"Highly luminescent nanocrystal quantum dots fabricated by lattice-type mismatched epitaxy",
W. Heiss, E. Kaufmann, M. Boeberl, T. Schwarzl, G. Springholz, G. Hesser, F. Schaeffler, K. Koike, H. Harada, M. Yano, R. Leitsmann, L.E. Ramos, F. Bechstedt,
Physica E 35, 241 (2006),

Lattice-type mismatched heteroepitaxy is demonstrated as a novel concept for the fabrication of almost-ideal highly-luminescent nanocrystal quantum dots that are coherently embedded in a single-crystalline matrix. In this approach, the formation of quantum dots is induced by transformation of a metastable epitaxial 2D quantum well into an array of isolated nanocrystals with highly symmetric shape.
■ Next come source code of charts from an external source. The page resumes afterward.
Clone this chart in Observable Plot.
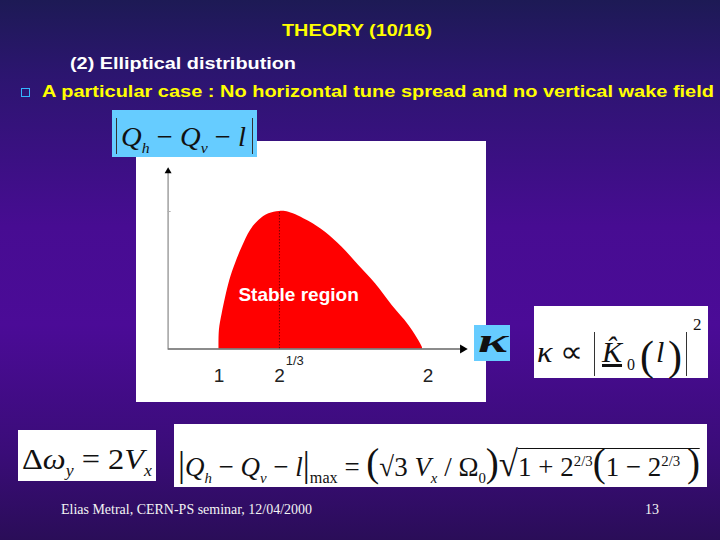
<!DOCTYPE html>
<html><head><meta charset="utf-8">
<script src="https://cdn.jsdelivr.net/npm/d3@7"></script>
<script src="https://cdn.jsdelivr.net/npm/@observablehq/plot@0.6"></script>
<style>
html,body{margin:0;padding:0;background:#2a0d58;}
#slide{position:relative;width:720px;height:540px;overflow:hidden;
 background:linear-gradient(180deg,#1d1a55 0%,#2c1570 14%,#470c92 42%,#4b0b97 60%,#3a0c78 84%,#2a0d58 100%);
 font-family:"Liberation Sans",Arial,sans-serif;}
.abs{position:absolute;white-space:nowrap;line-height:1;}
.serif{font-family:"Liberation Serif","Times New Roman",serif;color:#111;}
.abs sub,.abs sup{line-height:0;font-size:0.55em;}
.box{position:absolute;}
.bar{position:absolute;background:#333;width:1.3px;}
</style></head><body><div id="slide"></div>
<script>
// ---- data ----
const kappa   = [1.000, 1.002, 1.016, 1.053, 1.081, 1.114, 1.155, 1.196, 1.245, 1.297, 1.343, 1.441, 1.523, 1.605, 1.687, 1.769, 1.851, 1.933, 1.999, 2.000];
const tuneSep = [0.000, 0.135, 0.258, 0.498, 0.620, 0.740, 0.862, 0.935, 0.983, 1.000, 0.995, 0.929, 0.849, 0.740, 0.607, 0.474, 0.316, 0.171, 0.013, 0.000];
const peakKappa = 1.297;
const tickValues = [1.0, 1.297, 2.027];
const tickLabels = ["1", "2", "2"];
const supValue = 1.372;
const supLabel = "1/3";
const regionLabel = "Stable region";

const slide = document.getElementById("slide");

function box(x, y, w, h, bg) {
  const d = document.createElement("div");
  d.className = "box";
  Object.assign(d.style, {left: x + "px", top: y + "px", width: w + "px", height: h + "px", background: bg});
  slide.appendChild(d);
  return d;
}
function bar(x, y, h) {
  const d = document.createElement("div");
  d.className = "bar";
  Object.assign(d.style, {left: x + "px", top: y + "px", height: h + "px"});
  slide.appendChild(d);
}
function txt(html, x, baseline, size, targetW, style = {}, cls = "") {
  const d = document.createElement("div");
  d.className = "abs " + cls;
  d.innerHTML = html;
  d.style.left = x + "px";
  d.style.top = (baseline - 0.845 * size) + "px";
  d.style.fontSize = size + "px";
  Object.assign(d.style, style);
  slide.appendChild(d);
  if (targetW) {
    const w = d.getBoundingClientRect().width;
    d.style.transformOrigin = "0 0";
    d.style.transform = `scaleX(${targetW / w})`;
  }
  return d;
}

// ---- titles ----
txt("THEORY (10/16)", 282, 36.5, 17, 150, {color: "#ffff00", fontWeight: "bold"});
txt("(2) Elliptical distribution", 70, 69.5, 17, 226, {color: "#ffffff", fontWeight: "bold"});
const sq = box(21, 88, 7, 7, "transparent");
sq.style.border = "1.6px solid #33b5ff";
txt("A particular case : No horizontal tune spread and no vertical wake field", 42, 97.5, 17, 672, {color: "#ffff00", fontWeight: "bold"});

// ---- chart panel (Observable Plot) ----
const data = kappa.map((k, i) => ({k, q: tuneSep[i]}));
const chart = Plot.plot({
  width: 350,
  height: 261,
  x: {domain: [0.75, 2.25], range: [31.6, 336.9], axis: null},
  y: {domain: [0, 1.5], range: [207.5, 1.25], axis: null},
  style: {background: "white", fontFamily: "Liberation Sans, Arial, sans-serif", overflow: "visible"},
  marks: [
    Plot.areaY(data, {x: "k", y: "q", fill: "#ff0000", curve: "catmull-rom"}),
    Plot.ruleX([peakKappa], {y1: 0, y2: 1, stroke: "#7a0000", strokeWidth: 1, strokeDasharray: "1.5,1.5"}),
    Plot.ruleX([0.75], {y1: 0, y2: 1.28, stroke: "#a0a0a0", strokeWidth: 1.5}),
    Plot.ruleY([1], {x1: 0.75, x2: 0.765, stroke: "#b0b0b0", strokeWidth: 1}),
    Plot.ruleY([0], {x1: 0.75, x2: 2.19, stroke: "#666666", strokeWidth: 1.6}),
    Plot.dot([1.293], {x: () => 0.75, y: d => d, symbol: "triangle", r: 2.6, fill: "black", stroke: "none"}),
    Plot.dot([2.197], {x: d => d, y: () => 0, symbol: "triangle", r: 3.3, rotate: 90, fill: "black", stroke: "none"}),
    Plot.text(tickValues, {x: d => d, y: () => 0, dy: 27, text: (d, i) => tickLabels[i], fontSize: 19, fill: "#222"}),
    Plot.text([supValue], {x: d => d, y: () => 0, dy: 12, text: () => supLabel, fontSize: 13, fill: "#222"}),
    Plot.text([regionLabel], {x: () => 1.391, y: () => 0.396, text: d => d, fontSize: 19, fontWeight: "bold", fill: "white"})
  ]
});
const wrap = document.createElement("div");
Object.assign(wrap.style, {position: "absolute", left: "136px", top: "141px", width: "350px", height: "261px"});
wrap.appendChild(chart);
slide.appendChild(wrap);

// ---- axis label boxes ----
box(112, 110, 145, 47, "#66ccff");
bar(116, 118, 36); bar(252, 118, 36);
txt("<i>Q</i><sub><i>h</i></sub> − <i>Q</i><sub><i>v</i></sub> − <i>l</i>", 121, 147, 28, 125, {}, "serif");

box(474, 325, 36, 36, "#66ccff");
txt("<b><i>κ</i></b>", 478, 353, 34, 30, {}, "serif");

// ---- kappa formula ----
box(534, 306, 174, 72, "white");
txt("<i>κ</i> ∝", 537, 362, 30, 46, {}, "serif");
bar(594, 332, 44); bar(686, 332, 44);
txt("<i style='text-decoration:underline'>K̂</i>", 602, 362, 30, 0, {}, "serif");
txt("0", 627, 371, 16, 0, {}, "serif");
txt("(", 640, 370, 42, 0, {}, "serif");
txt("<i>l</i>", 656, 362, 30, 0, {}, "serif");
txt(")", 668, 370, 42, 0, {}, "serif");
txt("2", 693, 330, 17, 0, {}, "serif");

// ---- bottom formulas ----
box(18, 430, 138, 51, "white");
txt("Δ<i>ω</i><sub><i>y</i></sub> = 2<i>V</i><sub><i>x</i></sub>", 22, 469, 30, 130, {}, "serif");

box(174, 424, 533, 63, "white");
txt("<span style='font-size:1.3em'>|</span><i>Q</i><sub><i>h</i></sub> − <i>Q</i><sub><i>v</i></sub> − <i>l</i><span style='font-size:1.3em'>|</span><sub style='font-size:0.6em'>max</sub> = " +
    "<span style='font-size:1.45em'>(</span>√3 <i>V</i><sub><i>x</i></sub> / Ω<sub>0</sub><span style='font-size:1.45em'>)</span>" +
    "<span style='font-size:1.3em'>√</span><span style='border-top:1.3px solid #111;padding-top:2px'>1 + 2<sup>2/3</sup><span style='font-size:1.45em'>(</span>1 − 2<sup>2/3</sup> <span style='font-size:1.45em'>)</span></span>",
    178, 467, 28, 522, {}, "serif");

// ---- footer ----
txt("Elias Metral, CERN-PS seminar, 12/04/2000", 61, 515, 15, 251, {color: "#f4f4f4"}, "serif");
txt("13", 645, 515, 15, 14, {color: "#f4f4f4"}, "serif");
</script></body></html>
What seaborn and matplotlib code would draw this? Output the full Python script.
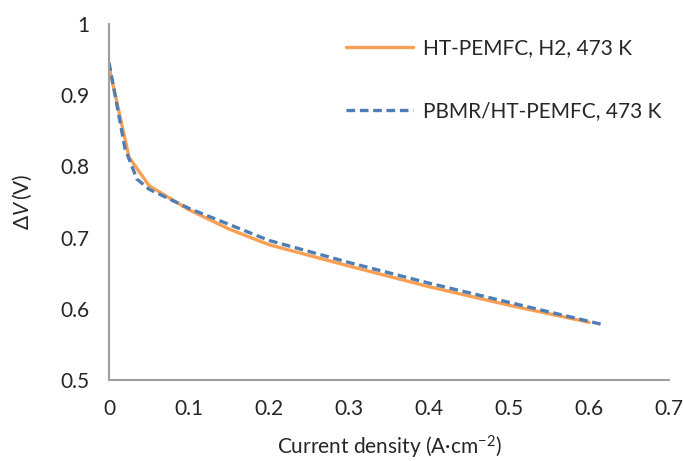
import matplotlib
matplotlib.use("Agg")
import matplotlib.pyplot as plt
import seaborn as sns
import pandas as pd

# Polarisation curves: cell voltage vs current density
h2_current = [0, 0.025, 0.05, 0.1, 0.15, 0.2, 0.3, 0.4, 0.5, 0.6]
h2_voltage = [0.940, 0.813, 0.773, 0.739, 0.712, 0.690, 0.660, 0.631, 0.605, 0.581]

pbmr_current = [0, 0.02, 0.035, 0.05, 0.1, 0.2, 0.3, 0.4, 0.5, 0.62]
pbmr_voltage = [0.946, 0.825, 0.782, 0.768, 0.741, 0.696, 0.665, 0.636, 0.609, 0.577]

series_names = ["HT-PEMFC, H2, 473 K", "PBMR/HT-PEMFC, 473 K"]
x_ticks = [0, 0.1, 0.2, 0.3, 0.4, 0.5, 0.6, 0.7]
y_ticks = [0.5, 0.6, 0.7, 0.8, 0.9, 1.0]
y_tick_labels = ["0.5", "0.6", "0.7", "0.8", "0.9", "1"]

df = pd.concat([
    pd.DataFrame({"j": h2_current, "V": h2_voltage, "series": series_names[0]}),
    pd.DataFrame({"j": pbmr_current, "V": pbmr_voltage, "series": series_names[1]}),
])

sns.set_style("white")
plt.rcParams["font.family"] = ["Lato", "DejaVu Sans"]
plt.rcParams["mathtext.fontset"] = "custom"
plt.rcParams["mathtext.rm"] = "Lato"
plt.rcParams["mathtext.it"] = "Lato:italic"
text_color = "#262626"
axis_color = "#a0a0a0"

fig = plt.figure(figsize=(6.83, 4.61), dpi=100)
ax = fig.add_axes([0.1596, 0.1757, 0.82, 0.7723])

palette = {series_names[0]: "#F9A054", series_names[1]: "#4F7DB5"}
dashes = {series_names[0]: "", series_names[1]: (2.6, 1.4)}
sns.lineplot(data=df, x="j", y="V", hue="series", style="series",
             palette=palette, dashes=dashes, linewidth=2.4, ax=ax,
             sort=False, estimator=None)

ax.set_xlim(0, 0.7)
ax.set_ylim(0.5, 1.0)
ax.set_xticks(x_ticks)
ax.set_xticklabels([f"{t:g}" for t in x_ticks])
ax.set_yticks(y_ticks)
ax.set_yticklabels(y_tick_labels)

for side in ("top", "right"):
    ax.spines[side].set_visible(False)
for side in ("left", "bottom"):
    ax.spines[side].set_color(axis_color)
    ax.spines[side].set_linewidth(1.5)
ax.tick_params(axis="both", direction="out", length=5, width=1.5,
               color=axis_color, labelsize=15, labelcolor=text_color, pad=9)

ax.set_xlabel("Current density (A·cm$^{-2}$)", fontsize=15, color=text_color, labelpad=10)
ax.set_ylabel(r"$\Delta V\,$(V)", fontsize=15, color=text_color, labelpad=19)

handles, labels = ax.get_legend_handles_labels()
leg = ax.legend(handles, labels, loc="upper left", bbox_to_anchor=(0.39, 1.012),
                frameon=False, fontsize=15, handlelength=3.2, handletextpad=0.5,
                labelspacing=2.05, labelcolor=text_color)

fig.savefig("out.png", dpi=100)
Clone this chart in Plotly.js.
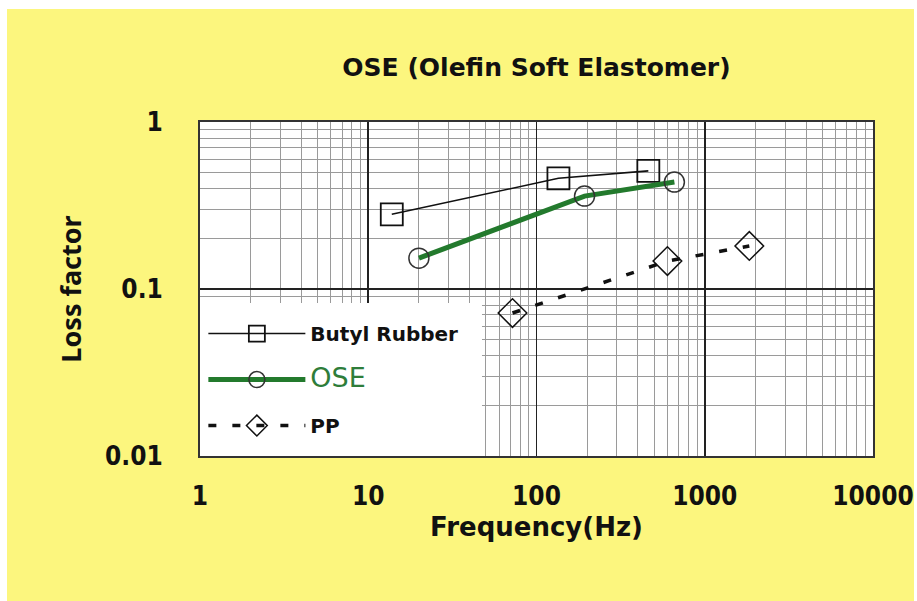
<!DOCTYPE html>
<html>
<head>
<meta charset="utf-8">
<script src="https://cdn.plot.ly/plotly-3.0.1.min.js"></script>
<style>
  html, body { margin: 0; padding: 0; background: #ffffff; width: 917px; height: 601px; overflow: hidden; }
  #chart { position: absolute; left: 7px; top: 9px; width: 907px; height: 592px; }
</style>
</head>
<body>
<div id="chart"></div>
<script>
// ---- data ----
const butylFreq = [13.8, 135, 462];
const butylLoss = [0.28, 0.46, 0.51];

const oseFreq = [20, 193, 660];
const oseLoss = [0.153, 0.36, 0.437];

const ppFreq = [72, 600, 1840];
const ppLoss = [0.0718, 0.147, 0.181];

const xTickVals = [1, 10, 100, 1000, 10000];
const xTickText = ['1', '10', '100', '1000', '10000'];
const yTickVals = [0.01, 0.1, 1];
const yTickText = ['0.01', '0.1', '1'];

const seriesNames = ['Butyl Rubber', 'OSE', 'PP'];

// ---- styles ----
const tickFont = { family: '"Liberation Sans Narrow", "DejaVu Sans Condensed", sans-serif', size: 26, weight: 'bold', color: '#111' };
const green = '#237a2d';

const traces = [
  {
    x: butylFreq, y: butylLoss, name: seriesNames[0], legendgroup: 'a',
    mode: 'lines+markers', type: 'scatter',
    line: { color: '#111', width: 1.6 },
    marker: { symbol: 'square-open', size: 22, color: '#111', line: { width: 1.8, color: '#111' } }
  },
  {
    x: oseFreq, y: oseLoss, name: '<span style="font-size:27px;font-weight:normal;color:#2e7d3a">' + seriesNames[1] + '</span>', legendgroup: 'b',
    mode: 'lines+markers', type: 'scatter',
    line: { color: green, width: 5 },
    marker: { symbol: 'circle-open', size: 20, color: '#333', line: { width: 1.5, color: '#333' } }
  },
  {
    x: ppFreq, y: ppLoss, name: seriesNames[2], legendgroup: 'c',
    mode: 'lines+markers', type: 'scatter',
    line: { color: '#111', width: 3.5, dash: '8px,16px' },
    marker: { symbol: 'diamond-open', size: 22, color: '#111', line: { width: 1.5, color: '#111' } }
  }
];

const layout = {
  width: 907, height: 592,
  paper_bgcolor: '#fcf67e',
  plot_bgcolor: '#ffffff',
  margin: { l: 193, r: 41, t: 113, b: 145 },
  showlegend: true,
  title: {
    text: 'OSE (Olefin Soft Elastomer)',
    font: { family: '"DejaVu Sans", sans-serif', size: 25, weight: 'bold', color: '#111' },
    x: 0.5, xref: 'paper', xanchor: 'center',
    y: 1 - 58 / 592, yref: 'container', yanchor: 'middle'
  },
  xaxis: {
    type: 'log', range: [0, 4],
    tickvals: xTickVals, ticktext: xTickText,
    tickfont: tickFont, ticks: '', ticklabelstandoff: 16,
    showgrid: true, gridcolor: '#222', gridwidth: 1.6,
    minor: { showgrid: true, gridcolor: '#9a9a9a', gridwidth: 1, dtick: 'D1', ticks: '' },
    showline: true, mirror: true, linecolor: '#333', linewidth: 2,
    zeroline: false, fixedrange: true,
    title: { text: 'Frequency(Hz)', standoff: 8,
      font: { family: '"DejaVu Sans", sans-serif', size: 26, weight: 'bold', color: '#111' } }
  },
  yaxis: {
    type: 'log', range: [-2, 0],
    tickvals: yTickVals, ticktext: yTickText,
    tickfont: tickFont, ticks: '', ticklabelstandoff: 30,
    showgrid: true, gridcolor: '#222', gridwidth: 1.6,
    minor: { showgrid: true, gridcolor: '#9a9a9a', gridwidth: 1, dtick: 'D1', ticks: '' },
    showline: true, mirror: true, linecolor: '#333', linewidth: 2,
    zeroline: false, fixedrange: true,
    title: { text: 'Loss factor', standoff: 16,
      font: { family: '"Noto Sans", "Open Sans", sans-serif', size: 27, weight: 'bold', color: '#111' } }
  },
  legend: {
    x: 0.005, xanchor: 'left', xref: 'paper',
    y: 0.425, yanchor: 'top', yref: 'paper',
    bgcolor: 'rgba(255,255,255,0)', borderwidth: 0,
    font: { family: '"DejaVu Sans", sans-serif', size: 20, weight: 'bold', color: '#111' },
    traceorder: 'grouped', tracegroupgap: 17,
    itemwidth: 97
  },
  shapes: [
    { type: 'rect', xref: 'paper', yref: 'paper', x0: 0, x1: 0.419, y0: 0, y1: 0.458,
      fillcolor: '#ffffff', line: { width: 0 }, layer: 'above' }
  ]
};

Plotly.newPlot('chart', traces, layout, { displayModeBar: false, staticPlot: true });
</script>
</body>
</html>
This process is driven by the lattice-type mismatch between the constituent materials and the resulting miscibility gap. The investigated PbTe/CdTe hererosystem has a model character because it combines two compounds with different cubic lattice types but almost identical lattice constants. The obtained epitaxial nanocrystals exhibit outstanding properties such as a well-defined symmetric shape, the absence of strain, intermixing and a wetting layer, which is in contrast to the conventional Stranski-Krastanow quantum dots. The small-rhomboedric-cubo-octahedron PbTe/CdTe nanocrystals on GaAs substrates display intense room temperature mid-infrared luminescence as is crucial for device applications. Ab initio density-functional theory is used to clarify the interface structure, indicating that the covalent and ionic bonding character of CdTe and PbTe is maintained across the interface.